Sebuah pertunjukan logika yang
sepintas tepat tapi sebenarnya cukup jauh meleset, karena bagi orang yang hafal
di luar kepala berbagai metode dan bahasa “mesin pengeruk massa”, “kapal” yang
dimaksud oleh si penceramah adalah salah satu dari organisasi-organisasi keagamaan yang ada, dan bagi si penceramah,
hanya “kapal” yang sedang ia tumpangi saja yang bisa mengantarkan penumpang
sampai ke “pulau seberang”. Karena itu, si penceramah jadi merasa “berkewajiban”
untuk mengajak sebanyak-banyaknya orang untuk menumpang satu-satunya kapal yang
bisa mengantarkan penumpang sampai ke pulau seberang.
Dengan begitu, jadilah kapalnya si
penceramah itu sebagai tujuan. Padahal tak ada jaminan bahwa kapal itu tidak
akan mengalami kebocoran atau kerusakan atau kehabisan bahan bakar atau
kelebihan muatan di tengah perjalanan menuju “pulau seberang”.

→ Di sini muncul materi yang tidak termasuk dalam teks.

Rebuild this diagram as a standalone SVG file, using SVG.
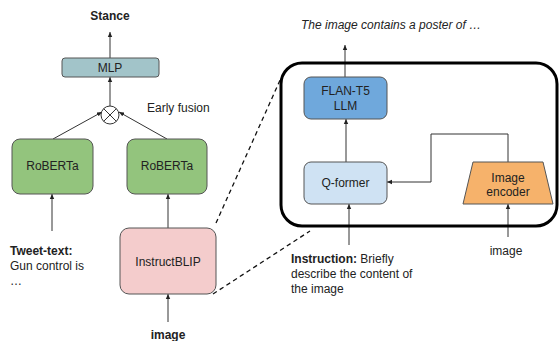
<svg xmlns="http://www.w3.org/2000/svg" width="559" height="341" viewBox="0 0 559 341">
<defs>
<marker id="ah" markerWidth="6" markerHeight="6" refX="5" refY="3" orient="auto" markerUnits="userSpaceOnUse">
<path d="M0,0.8 L5,3 L0,5.2 z" fill="#222"/>
</marker>
<style>
text{font-family:"Liberation Sans",Arial,sans-serif;font-size:12px;fill:#222}
.b{font-weight:bold}
.c{text-anchor:middle}
.box{stroke:#555;stroke-width:1}
.ln{fill:none;stroke:#333;stroke-width:1}
.ar{fill:none;stroke:#333;stroke-width:1;marker-end:url(#ah)}
.dash{fill:none;stroke:#111;stroke-width:1.3;stroke-dasharray:4.5,3.5}
</style>
</defs>
<rect width="559" height="341" fill="#fff"/>

<g id="connectors">
<line class="ar" x1="110" y1="58" x2="110" y2="32"/>
<line class="ar" x1="110" y1="106" x2="110" y2="77"/>
<line class="ar" x1="53" y1="139" x2="102" y2="112"/>
<line class="ar" x1="167" y1="139" x2="119" y2="112"/>
<line class="ar" x1="52" y1="231" x2="52" y2="194"/>
<line class="ar" x1="168" y1="228" x2="168" y2="194"/>
<line class="ar" x1="168" y1="322" x2="168" y2="294"/>
<line class="dash" x1="216" y1="223" x2="281" y2="78"/>
<line class="dash" x1="213" y1="294" x2="310" y2="231"/>
<line class="ar" x1="345" y1="77" x2="345" y2="45"/>
<line class="ar" x1="346" y1="162" x2="346" y2="119"/>
<line class="ar" x1="349" y1="245" x2="349" y2="204"/>
<path class="ar" d="M508,162 V134 H431 V182 H387"/>
<line class="ar" x1="508" y1="237" x2="508" y2="204"/>
</g>

<g id="stance"><text class="b c" x="110" y="20">Stance</text></g>
<g id="mlp">
<rect class="box" x="62" y="58" width="97" height="19" rx="3" fill="#a2c4c9"/>
<text class="c" x="110" y="72">MLP</text>
</g>
<g id="fusion">
<circle cx="110" cy="115" r="9" fill="#fff" stroke="#333" stroke-width="1"/>
<path d="M103.6,108.6 L116.4,121.4 M116.4,108.6 L103.6,121.4" stroke="#333" stroke-width="1"/>
<text x="147" y="112">Early fusion</text>
</g>
<g id="roberta1">
<rect class="box" x="12" y="139" width="81" height="55" rx="8" fill="#93c47d"/>
<text class="c" x="52.5" y="170">RoBERTa</text>
</g>
<g id="roberta2">
<rect class="box" x="127" y="139" width="80" height="55" rx="8" fill="#93c47d"/>
<text class="c" x="167" y="170">RoBERTa</text>
</g>
<g id="tweet">
<text x="10" y="255"><tspan class="b">Tweet-text:</tspan></text>
<text x="10" y="270">Gun control is</text>
<text x="10" y="285">…</text>
</g>
<g id="instructblip">
<rect class="box" x="120" y="228" width="96" height="66" rx="9" fill="#f4cccc"/>
<text class="c" x="168" y="266">InstructBLIP</text>
</g>
<g id="image-left"><text class="b c" x="168" y="339">image</text></g>

<g id="blip-detail">
<rect x="281" y="63" width="276" height="163" rx="21" fill="none" stroke="#000" stroke-width="3"/>
</g>
<g id="output-text"><text x="301" y="29" font-style="italic">The image contains a poster of …</text></g>
<g id="flan">
<rect class="box" x="304" y="77" width="83" height="42" rx="7" fill="#6fa8dc"/>
<text class="c" x="345.5" y="95">FLAN-T5</text>
<text class="c" x="345.5" y="110">LLM</text>
</g>
<g id="qformer">
<rect class="box" x="304" y="162" width="83" height="42" rx="7" fill="#cfe2f3"/>
<text class="c" x="345.5" y="187">Q-former</text>
</g>
<g id="encoder">
<polygon class="box" points="473,162 543,162 553,204 463,204" fill="#f6b26b"/>
<text class="c" x="508" y="182">Image</text>
<text class="c" x="508" y="196">encoder</text>
</g>
<g id="image-right"><text class="c" x="506" y="255">image</text></g>
<g id="instruction">
<text x="291" y="263"><tspan class="b">Instruction:</tspan> Briefly</text>
<text x="291" y="278">describe the content of</text>
<text x="291" y="293">the image</text>
</g>
</svg>
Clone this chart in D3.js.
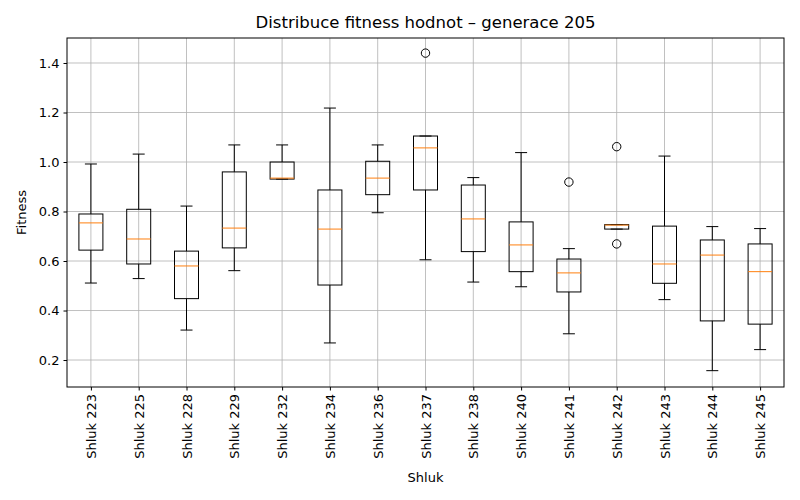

Di samping itu, pertunjukan logika
tersebut di atas tak lain sekaligus merupakan pertunjukan ketaktahudirian:
kurang besarkah dan kurang terjaminkah kapal bernama Islam, sehingga ada orang
yang rela menyibukkan diri mengajak orang banyak untuk menumpang perahu lain
bernama ormas Islam?
Sebuah logika yang terbukti tak
berdasar. Tapi sebaiknya dimaafkan. Harus dimaklumi, si penceramah terlanjur
terbiasa tidak memfungsikan akalnya. Padahal dengan tegas Alquran menyatakan
diri sebagai petunjuk bagi orang-orang yang berakal.